Turkey is the biggest jailer of journalists in the world. The most recent figures documented by the SCF has showed that 280 journalists and media workers are now in jails as of October 8, 2017, most in pre-trial detention languishing in notorious Turkish prisons without even a conviction. Of those in Turkish prisons, 255 are arrested pending trial, only 25 journalists remain convicted and serving time in Turkish prisons. An outstanding detention warrants remain for 134 journalists who live in exile or remain at large in Turkey.
Detaining tens of thousands of people over alleged links to the movement, the government also closed down more than 180 media outlets after the controversial coup attempt.

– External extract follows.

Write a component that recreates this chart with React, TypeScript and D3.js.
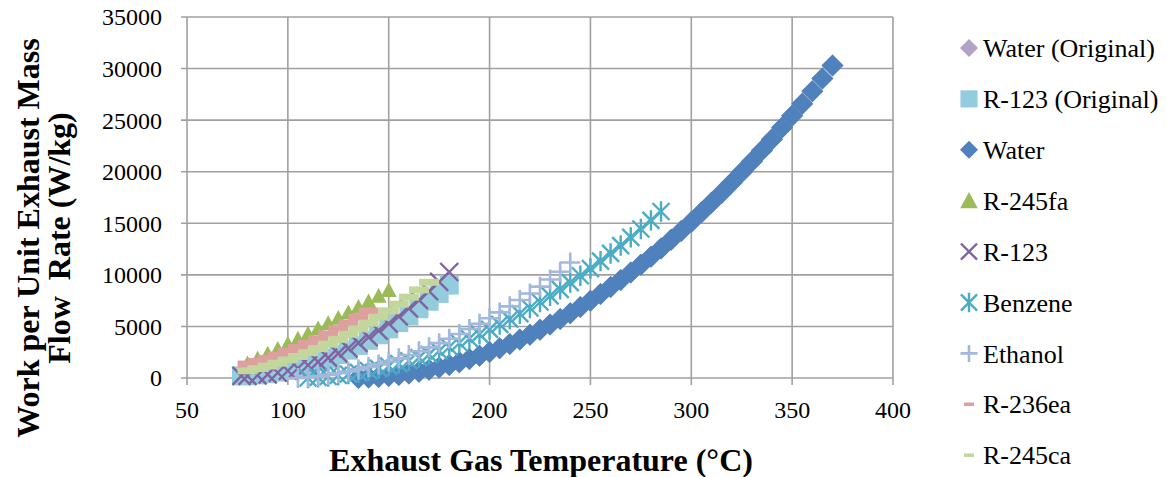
import React from "react";
import * as d3 from "d3";

// ---------- data ----------
const xTickValues = [50, 100, 150, 200, 250, 300, 350, 400];
const yTickValues = [0, 5000, 10000, 15000, 20000, 25000, 30000, 35000];

const waterT = [135,140,145,150,155,160,165,170,175,180,185,190,195,200,205,210,215,220,225,230,235,240,245,250,255,260,265,270,275,280,285,290,295,300,305,310,315,320,325,330,335,340,345,350,355,360,365,370];
const waterW = [10,41,100,187,301,441,606,800,1019,1265,1537,1837,2162,2515,2893,3298,3730,4189,4673,5185,5723,6288,6878,7496,8141,8812,9508,10233,10983,11761,12563,13394,14250,15134,16043,16979,17942,18932,19947,20990,22059,23155,24276,25425,26601,27803,29031,30286];

const waterOrigT = [135,140,145,150,155,160,165,170,175,180,185,190,195,200,205,210,215,220,225,230,235,240,245,250,255,260,265,270,275,280,285,290,295,300,305,310,315,320,325,330,335,340,345,350,355,360,365,370];
const waterOrigW = [10,41,100,187,301,441,606,800,1019,1265,1537,1837,2162,2515,2893,3298,3730,4189,4673,5185,5723,6288,6878,7496,8141,8812,9508,10233,10983,11761,12563,13394,14250,15134,16043,16979,17942,18932,19947,20990,22059,23155,24276,25425,26601,27803,29031,30286];

const benzeneT = [110,115,120,125,130,135,140,145,150,155,160,165,170,175,180,185,190,195,200,205,210,215,220,225,230,235,240,245,250,255,260,265,270,275,280,285];
const benzeneW = [0,62,147,256,388,544,723,926,1152,1402,1675,1972,2292,2636,3003,3394,3808,4246,4707,5192,5700,6232,6787,7366,7968,8594,9243,9916,10612,11332,12075,12842,13632,14446,15283,16144];

const ethanolT = [105,110,115,120,125,130,135,140,145,150,155,160,165,170,175,180,185,190,195,200,205,210,215,220,225,230,235,240];
const ethanolW = [0,75,176,302,454,631,835,1063,1318,1597,1903,2233,2590,2971,3379,3811,4270,4754,5264,5799,6360,6946,7558,8195,8858,9546,10300,11200];

const r245faT = [80,85,90,95,100,105,110,115,120,125,130,135,140,145,150];
const r245faW = [1400,1867,2340,2819,3304,3796,4294,4798,5308,5825,6348,6877,7412,7954,8502];

const r236eaT = [80,85,90,95,100,105,110,115,120,125,130,135,140];
const r236eaW = [1350,1606,1894,2213,2563,2945,3358,3803,4279,4786,5325,5896,6497];

const r245caT = [80,85,90,95,100,105,110,115,120,125,130,135,140,145,150,155,160,165,170];
const r245caW = [700,915,1162,1438,1746,2084,2454,2853,3284,3745,4238,4760,5314,5898,6514,7159,7836,8543,9282];

const r123T = [77,80,85,90,95,100,105,110,115,120,125,130,135,140,145,150,155,160,165,170,175,180];
const r123W = [200,209,261,361,508,703,945,1235,1572,1957,2389,2869,3396,3971,4593,5263,5980,6745,7557,8417,9324,10279];

const r123OrigT = [77,80,85,90,95,100,105,110,115,120,125,130,135,140,145,150,155,160,165,170,175,180];
const r123OrigW = [200,227,302,415,567,757,986,1252,1557,1900,2282,2702,3160,3656,4191,4764,5375,6025,6713,7439,8204,9007];

const seriesNames = ["Water (Original)", "R-123 (Original)", "Water", "R-245fa", "R-123", "Benzene", "Ethanol", "R-236ea", "R-245ca"];

// ---------- styling ----------
type Kind = "diamond" | "square" | "triangle" | "x" | "star" | "plus" | "dash";
const seriesStyle: { kind: Kind; color: string }[] = [
  { kind: "diamond", color: "#b3a2c7" },
  { kind: "square", color: "#93cddd" },
  { kind: "diamond", color: "#4f81bd" },
  { kind: "triangle", color: "#9bbb59" },
  { kind: "x", color: "#8064a2" },
  { kind: "star", color: "#4bacc6" },
  { kind: "plus", color: "#a3b8dc" },
  { kind: "dash", color: "#dda09f" },
  { kind: "dash", color: "#c3d69b" },
];

const seriesData: [number[], number[]][] = [
  [waterOrigT, waterOrigW],
  [r123OrigT, r123OrigW],
  [waterT, waterW],
  [r245faT, r245faW],
  [r123T, r123W],
  [benzeneT, benzeneW],
  [ethanolT, ethanolW],
  [r236eaT, r236eaW],
  [r245caT, r245caW],
];

const W = 1167;
const H = 477;
const plot = { left: 187, right: 893, top: 17, bottom: 378 };
const font = "'Liberation Serif', 'Times New Roman', serif";

function Marker({ kind, color, x, y, s = 1 }: { kind: Kind; color: string; x: number; y: number; s?: number }) {
  const t = `translate(${x},${y})`;
  switch (kind) {
    case "diamond": {
      const r = 11 * s;
      return <path transform={t} d={`M0,${-r}L${r},0L0,${r}L${-r},0Z`} fill={color} />;
    }
    case "square": {
      const h = 9.5 * s;
      return <rect transform={t} x={-h} y={-h} width={2 * h} height={2 * h} fill={color} />;
    }
    case "triangle": {
      const h = 8 * s;
      return <path transform={t} d={`M0,${-h}L${h},${h * 0.85}L${-h},${h * 0.85}Z`} fill={color} />;
    }
    case "x": {
      const h = 9 * s;
      return (
        <path transform={t} d={`M${-h},${-h}L${h},${h}M${-h},${h}L${h},${-h}`} stroke={color} strokeWidth={2.4} fill="none" />
      );
    }
    case "star": {
      const h = 8.5 * s;
      return (
        <path
          transform={t}
          d={`M${-h},${-h}L${h},${h}M${-h},${h}L${h},${-h}M0,${-h * 1.2}L0,${h * 1.2}`}
          stroke={color}
          strokeWidth={2.4}
          fill="none"
        />
      );
    }
    case "plus": {
      const h = 10 * s;
      return <path transform={t} d={`M${-h},0L${h},0M0,${-h}L0,${h}`} stroke={color} strokeWidth={2.6} fill="none" />;
    }
    case "dash": {
      const w = 10 * s;
      const hh = 3.5 * s;
      return <rect transform={t} x={-w} y={-hh} width={2 * w} height={2 * hh} fill={color} />;
    }
  }
}

export default function App() {
  const x = d3.scaleLinear().domain([50, 400]).range([plot.left, plot.right]);
  const y = d3.scaleLinear().domain([0, 35000]).range([plot.bottom, plot.top]);
  const grid = "#a0a0a0";

  const legendX = 969;
  const legendY0 = 48;
  const legendStep = 50.9;
  const legendScale: Record<Kind, number> = {
    diamond: 0.82,
    square: 0.9,
    triangle: 1.1,
    x: 0.9,
    star: 0.95,
    plus: 0.85,
    dash: 0.5,
  };
  const txt = { fontFamily: font } as React.CSSProperties;

  return (
    <svg width={W} height={H} style={{ position: "absolute", left: 0, top: 0, background: "#fff" }}>
      <rect x={0} y={0} width={W} height={H} fill="#fff" />
      {/* grid */}
      {yTickValues.map((v) => (
        <line key={"gy" + v} x1={plot.left - 6} x2={plot.right} y1={y(v)} y2={y(v)} stroke={grid} strokeWidth={1.6} />
      ))}
      {xTickValues.map((v) => (
        <line key={"gx" + v} x1={x(v)} x2={x(v)} y1={plot.top} y2={plot.bottom + 7} stroke={grid} strokeWidth={1.6} />
      ))}
      {/* y tick labels */}
      {yTickValues.map((v) => (
        <text key={"ty" + v} x={162} y={y(v)} dy="0.35em" textAnchor="end" fontSize={24} fill="#000" style={txt}>
          {v}
        </text>
      ))}
      {/* x tick labels */}
      {xTickValues.map((v) => (
        <text key={"tx" + v} x={x(v)} y={418} textAnchor="middle" fontSize={24} fill="#000" style={txt}>
          {v}
        </text>
      ))}
      {/* series */}
      {seriesData.map(([ts, ws], i) => (
        <g key={"s" + i}>
          {ts.map((t, j) => (
            <Marker key={j} kind={seriesStyle[i].kind} color={seriesStyle[i].color} x={x(t)} y={y(ws[j])} />
          ))}
        </g>
      ))}
      {/* axis titles */}
      <text x={541} y={471} textAnchor="middle" fontSize={32} fontWeight="bold" fill="#000" style={txt}>
        Exhaust Gas Temperature (°C)
      </text>
      <text transform="translate(39,238) rotate(-90)" textAnchor="middle" fontSize={32} fontWeight="bold" fill="#000" style={txt}>
        Work per Unit Exhaust Mass
      </text>
      <text transform="translate(70,238) rotate(-90)" textAnchor="middle" fontSize={32} fontWeight="bold" fill="#000" style={{ ...txt, whiteSpace: "pre" }}>
        {"Flow  Rate (W/kg)"}
      </text>
      {/* legend */}
      {seriesNames.map((name, i) => {
        const cy = legendY0 + i * legendStep;
        const st = seriesStyle[i];
        return (
          <g key={"l" + i}>
            <Marker kind={st.kind} color={st.color} x={legendX} y={cy} s={legendScale[st.kind]} />
            <text x={983} y={cy} dy="0.35em" fontSize={26} fill="#000" style={txt}>
              {name}
            </text>
          </g>
        );
      })}
    </svg>
  );
}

Turkey survived a controversial military coup attempt on July 15, 2016 that killed 249 people. Immediately after the putsch, the Justice and Development Party (AKP) government along with Turkey’s autocratic President Recep Tayyip Erdoğan pinned the blame on the Gülen movement.
Fethullah Gülen, who inspired the movement, strongly denied having any role in the failed coup and called for an international investigation into it, but President Erdoğan — calling the coup attempt “a gift from God” — and the government initiated a widespread purge aimed at cleansing sympathizers of the movement from within state institutions, dehumanizing its popular figures and putting them in custody.
Turkey has suspended or dismissed more than 150,000 judges, teachers, police and civil servants since July 15. Turkey’s Justice Ministry announced on July 13 that 50,510 people have been arrested and 169,013 have been the subject of legal proceedings on coup charges since the failed coup.